The artwork’s also totally on point for this sort of thing, with exciting angles and a sense of real danger and depth, and for some reason I’m really taken with the depiction of that old guy with the glasses in the left lower panel. It’s fun and freaky.

There’s plenty of gross-out action here, as befits a horror sci/fi thing, and I don’t think it goes way overboard… but it’s probably the most graphically violent book Epic had published to this point? (I’m not showing the most graphic stuff here, because this is a Family Blog, you know.)

I’m also fascinated by how well the artist shifts between detailed, realistic character depictions and the more stylised super-evil villain, often depicted as just that black hang-man outline in the lower right-hand corner there. It works, and it brings a welcome variety.
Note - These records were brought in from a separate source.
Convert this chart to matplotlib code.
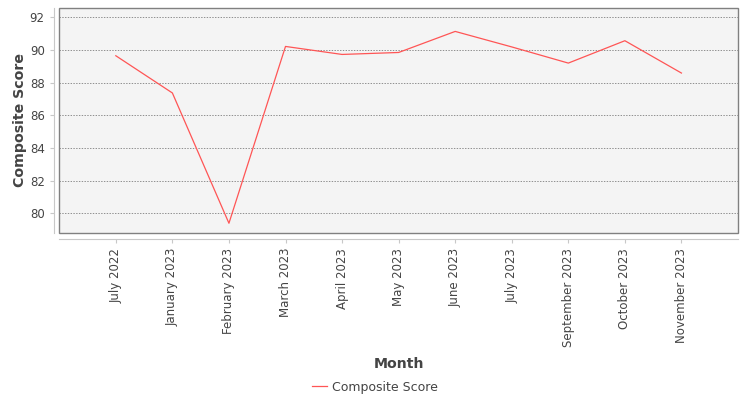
import matplotlib.pyplot as plt
from matplotlib.patches import Rectangle

# Datos
meses = ["July 2022", "January 2023", "February 2023", "March 2023", "April 2023",
         "May 2023", "June 2023", "July 2023", "September 2023", "October 2023",
         "November 2023"]
puntaje = [89.65, 87.37, 79.39, 90.22, 89.73, 89.85, 91.14, 90.19, 89.20, 90.57, 88.59]

gris = "#444444"

fig = plt.figure(figsize=(7.5, 4), dpi=100)
ax = fig.add_axes([0.079, 0.417, 0.905, 0.562])
ax.set_facecolor("#f4f4f4")

x = list(range(len(meses)))
linea, = ax.plot(x, puntaje, color="#ff5555", linewidth=0.9, label="Composite Score")

# Borde del área del gráfico y ejes desplazados (estilo JFreeChart)
ax.add_patch(Rectangle((0, 0), 1, 1, transform=ax.transAxes, fill=False,
                       edgecolor="#808080", linewidth=1.0, clip_on=False, zorder=5))
for lado in ["top", "right"]:
    ax.spines[lado].set_visible(False)
ax.spines["left"].set_position(("outward", 4))
ax.spines["bottom"].set_position(("outward", 4))
ax.spines["left"].set_color("#c8c8c8")
ax.spines["bottom"].set_color("#c8c8c8")

ax.set_xlim(-1, len(meses))
ax.set_ylim(78.78, 92.55)
ax.set_yticks(range(80, 93, 2))
ax.set_xticks(x)
ax.set_xticklabels(meses)

ax.grid(axis="y", color="#666666", linestyle=(0, (2, 2)), linewidth=0.5)
ax.set_axisbelow(True)

ax.tick_params(axis="both", colors="#c8c8c8", labelcolor=gris, labelsize=8.5, length=3, width=0.8)
ax.tick_params(axis="x", labelrotation=90)

fig.text(0.027, 0.70, "Composite Score", rotation=90, ha="center", va="center",
         fontsize=10.2, fontweight="bold", color=gris)
fig.text(0.532, 0.09, "Month", ha="center", va="center",
         fontsize=10.2, fontweight="bold", color=gris)

fig.legend(handles=[linea], loc="center", bbox_to_anchor=(0.5, 0.032), frameon=False,
           fontsize=9, labelcolor=gris, handlelength=1.2, handletextpad=0.4)

fig.savefig("out.png", dpi=100)
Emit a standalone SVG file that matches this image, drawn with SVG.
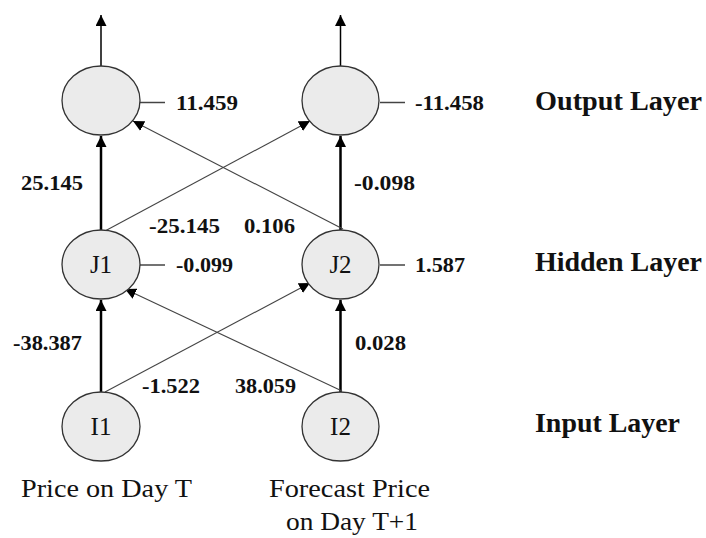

This is a three-issue series with ~26 story pages per issue, so there’s not a lot of room here beyond the A plot (which is about Our Hero being pressured into hunting down three people before they spread the corporate-created plague all over the city), but when I got to this page in the second issue, I feared that we were going to descend into a standard action movie second act where we learn all about Our Hero’s tragic childhood and stuff, but we basically just get a bit of background, and then it’s back to the plot again.

And the bits of background we get ties into the A plot, even.

I’m just shocked, reading this comic: It’s so… competent!

This book is so effectively told that it was over before I knew it, and it even nails the ending.

*slow clap*

Uh-oh: They’re semi-rebranding the Epic line as “Heavy Hitters” soon, and my guess is that this means that everything is going all gritty and serious. Let’s hope my guess is wrong.

This book has unfortunately (and oddly) never been reprinted or collected. Very few Epic comics of this era have: I can understand that for most of the series (they’re bad), but I can’t understand it for this: It’s a perfect little thing of its genre.

Perhaps it’s just too short? At just 79 pages, I guess it may be a hard sell these days…

Or perhaps nobody has read it: I was unable to find even a single review of it on the interwebs, and it was not discussed in Amazing Heroes at the time, either. Perhaps, since it was probably a Marvel UK-led production, it didn’t get much of a push in the US?